> [DIRECTIONS]:
Without the pictures, repeat the listing character for character.

##########

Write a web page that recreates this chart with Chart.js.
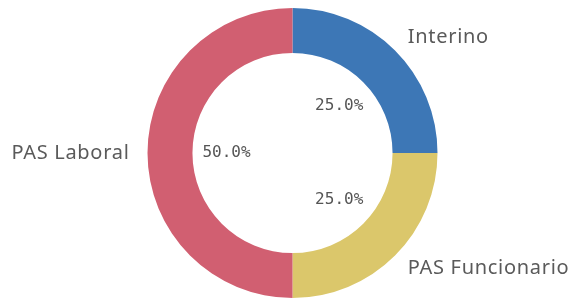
<!DOCTYPE html>
<html>
<head>
<meta charset="utf-8">
<script src="https://cdn.jsdelivr.net/npm/chart.js@4/dist/chart.umd.min.js"></script>
<style>
html,body{margin:0;padding:0;background:#fff;}
#wrap{width:578px;height:304px;position:relative;}
</style>
</head>
<body>
<div id="wrap"><canvas id="c" width="578" height="304"></canvas></div>
<script>
const categories = ["Interino", "PAS Funcionario", "PAS Laboral"];
const values = [25, 25, 50];
const percentLabels = ["25.0%", "25.0%", "50.0%"];
const colors = ["#3d77b6", "#dbc76b", "#d15f71"];

const labelPlugin = {
  id: 'sliceLabels',
  afterDatasetsDraw(chart) {
    const ctx = chart.ctx;
    const meta = chart.getDatasetMeta(0);
    meta.data.forEach((arc, i) => {
      const mid = (arc.startAngle + arc.endAngle) / 2;
      const cx = arc.x, cy = arc.y;
      const cos = Math.cos(mid), sin = Math.sin(mid);
      // percentage inside hole
      const rIn = arc.innerRadius * 0.66;
      ctx.save();
      ctx.fillStyle = '#555';
      ctx.font = '16px "DejaVu Sans Mono"';
      ctx.textAlign = 'center';
      ctx.textBaseline = 'middle';
      ctx.fillText(percentLabels[i], cx + cos * rIn, cy + sin * rIn);
      // category outside
      const rOut = arc.outerRadius + 18;
      ctx.fillStyle = '#5a5a5a';
      ctx.font = '20px "Noto Sans"';
      ctx.letterSpacing = '0.7px';
      ctx.textAlign = cos >= 0 ? 'left' : 'right';
      ctx.fillText(categories[i], cx + cos * rOut, cy + sin * rOut);
      ctx.restore();
    });
  }
};

new Chart(document.getElementById('c'), {
  type: 'doughnut',
  data: {
    labels: categories,
    datasets: [{
      data: values,
      backgroundColor: colors,
      borderWidth: 0
    }]
  },
  options: {
    responsive: false,
    animation: false,
    cutout: '69%',
    layout: { padding: { top: 8, bottom: 6, left: 7, right: 0 } },
    plugins: { legend: { display: false }, tooltip: { enabled: false } }
  },
  plugins: [labelPlugin]
});
</script>
</body>
</html>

##########

> [REPLY TO THE TASK]:
Write a web page that recreates this chart with Chart.js.
<!DOCTYPE html>
<html>
<head>
<meta charset="utf-8">
<script src="https://cdn.jsdelivr.net/npm/chart.js@4/dist/chart.umd.min.js"></script>
<style>
html,body{margin:0;padding:0;background:#fff;}
#wrap{width:578px;height:304px;position:relative;}
</style>
</head>
<body>
<div id="wrap"><canvas id="c" width="578" height="304"></canvas></div>
<script>
const categories = ["Interino", "PAS Funcionario", "PAS Laboral"];
const values = [25, 25, 50];
const percentLabels = ["25.0%", "25.0%", "50.0%"];
const colors = ["#3d77b6", "#dbc76b", "#d15f71"];

const labelPlugin = {
  id: 'sliceLabels',
  afterDatasetsDraw(chart) {
    const ctx = chart.ctx;
    const meta = chart.getDatasetMeta(0);
    meta.data.forEach((arc, i) => {
      const mid = (arc.startAngle + arc.endAngle) / 2;
      const cx = arc.x, cy = arc.y;
      const cos = Math.cos(mid), sin = Math.sin(mid);
      // percentage inside hole
      const rIn = arc.innerRadius * 0.66;
      ctx.save();
      ctx.fillStyle = '#555';
      ctx.font = '16px "DejaVu Sans Mono"';
      ctx.textAlign = 'center';
      ctx.textBaseline = 'middle';
      ctx.fillText(percentLabels[i], cx + cos * rIn, cy + sin * rIn);
      // category outside
      const rOut = arc.outerRadius + 18;
      ctx.fillStyle = '#5a5a5a';
      ctx.font = '20px "Noto Sans"';
      ctx.letterSpacing = '0.7px';
      ctx.textAlign = cos >= 0 ? 'left' : 'right';
      ctx.fillText(categories[i], cx + cos * rOut, cy + sin * rOut);
      ctx.restore();
    });
  }
};

new Chart(document.getElementById('c'), {
  type: 'doughnut',
  data: {
    labels: categories,
    datasets: [{
      data: values,
      backgroundColor: colors,
      borderWidth: 0
    }]
  },
  options: {
    responsive: false,
    animation: false,
    cutout: '69%',
    layout: { padding: { top: 8, bottom: 6, left: 7, right: 0 } },
    plugins: { legend: { display: false }, tooltip: { enabled: false } }
  },
  plugins: [labelPlugin]
});
</script>
</body>
</html>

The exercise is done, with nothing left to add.